The “Desert War” now began in earnest. By the beginning of 1975, Polisario had (like the FLN in 1954) practically no weapons and no external support—except for Qaddhafi’s Libya. Yet they pulled off some amazing strikes, proving themselves to be—in Mr. Hodges’s words—“one of the world’s most resilient and effective guerrilla armies.” They cut both the economic lifelines of the Krupp phosphate conveyor belt and the iron ore railway through Mauritania. In a remarkable raid in Land Rovers across 900 miles of enemy desert, the Polisario even bombarded the palace of the Mauritanian leader (who bore the droll name of Ould Daddah), although it cost the life of their own inspired young chief, El-Ouali. With considerable strategic insight, Polisario concentrated their attacks on Mauritania as being the weak link in the chain. Within three years the country had been bankrupted and Ould Daddah deposed by the army, and in 1979 Mauritania quit the war and handed over its slice of the pie to Polisario.

What happened after the Madrid accords of 1975, and Polisario’s ensuing declaration of war, again strikes a chord, reminding us of the escalation of commitments in Europe preliminary to 1914. Boumedienne’s Algeria, on whom King Hassan had staged a land-grab following the French pullout in 1962—an episode described in a somewhat confused chapter by Mr. Hodges—engaged itself whole-heartedly as Polisario’s principal ally. With extensive interests in the threatened iron ore fields, France committed itself—unsuccessfully—to propping up Ould Daddah’s Mauritania. (Giscard then cut his losses, dumping Mauritania in hopes of repairing fences with Algeria.)

As the war went progressively worse for Hassan, the US—fearful of what might happen to a key anti-Soviet ally and its vital bases in Morocco—found itself drawn into pouring more and more arms and money into helping Hassan’s war, and at the cost of relations with Algeria. Inside Africa the war “lifted the lid off a Pandora’s box of submerged social tensions,” notably between Moslem Moors and black Africans. The OAU was split apart. Only the Soviet Union stayed conspicuously aloof (as indeed it did throughout most of the Algerian war), no doubt waiting for the big plum—a Khomeinistyle overthrow of Hassan in Morocco—to fall into its lap.

According to Mr. Hodges, the cost of the “Desert War” to Morocco has been appalling—certainly in relation to the number of men and arms committed by Polisario.

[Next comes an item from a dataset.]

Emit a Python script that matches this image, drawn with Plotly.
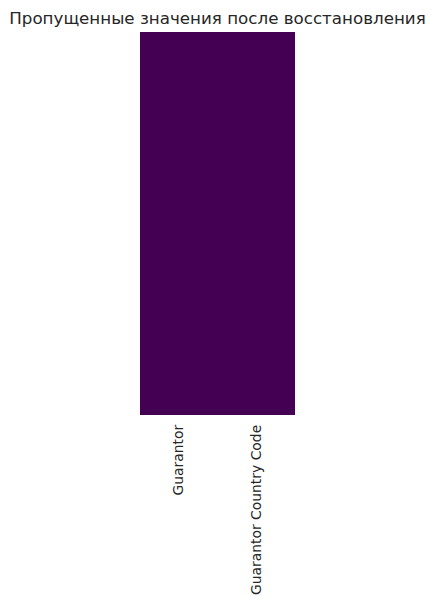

Between 1974 and 1982 the Moroccan armed forces tripled in size. Nevertheless, the Western Sahara’s coveted phosphate industry was brought to the brink of collapse, and after six years of war the Moroccans were forced to abandon five-sixths of the territory they had occupied, digging themselves in behind a sandbank wall not unlike the “Morice Line” which the French built in Algeria in an attempt to keep the FLN raiders from Tunisia at bay. Morale in the army sank, and the king’s prestige hit bottom by the early 1980s. The dire dilemma that faced him was: give up the war, and risk overthrow; or go on, and risk overthrow anyway because of mounting economic misery. The dilemma was, of course, transferred to the king’s US backers; succeeding President Carter, Reagan boosted military support for Morocco, while (as quoted by Mr. Hodges) the view of the US liberal establishment was that “the real threat to the King is not from without but from within.”

Mr. Hodges possibly takes his anti-Moroccan sentiments to excess, and there are doubtless State Department experts who would consider that he exaggerates the weakness of King Hassan’s Morocco. Since Western Sahara was written, there have been hopeful signs of a rapprochement between post-Boumedienne Algeria and Morocco, coupled with serious efforts (underscored by the economic plights of both countries) to set up a “Maghreb Common Market.” Algeria seems disenchanted with its Polisario client, which has shown itself no more able—after ten years of struggle—to win the war than Morocco. Alliances and realignments within the Arab community have a way of moving with wondrous and bewildering speed. In August Qaddhafi and Hassan amazed the world by announcing an “act of union.” Whatever this may mean, or whether it will last beyond the drying of the ink (none of Libya’s previous marriages have), is anyone’s guess. But the appearance is that Libya has made some undertaking to a fairly desperate Morocco to dump Polisario, possibly as part of a general endeavor to mend fences in the West, where an outraged Britain severed relations following the murder of a British policewoman in London.

Meanwhile, through the OAU, other African states have been applying strong pressure in pursuit of compromise. Nevertheless, if the “Desert War” does continue to drag on, the violence of this year’s Marrakesh riots over bread prices cannot help but evoke fears of its leading to an internal destabilization of a country where one-third of the population live below the poverty line, followed by anarchy on the Iranian model. Whatever anyone might think of Hassan’s regime or the Greater Moroccan “crusade,” this would be a grave disaster for the West—as indeed it would be for the Arab world.

Inevitably, much of the responsibility for what happens must lie in Washington. In the opinion of this reviewer, one of the most disappointing features of the Reagan Arab policy has been the apparent dropping of the “Algerian card.” This was a card placed in the hands of the administration at the time of the transition when Algerian “good offices” (and they were excellent “good offices”) helped to achieve the release of the Iranian hostages. At that time better diplomatic relations were forged between this key Arab country and the US than ever before, and much could have been built on this—in the Middle East as in West Africa. But, in its wisdom, the Reagan administration has preferred to play the Moroccan card at the expense of the Algerian. One may hope it is not too late to pursue a rather more balanced game and play both. This certainly seems to be one of the lessons, too, of Mr. Hodges’s highly instructive book.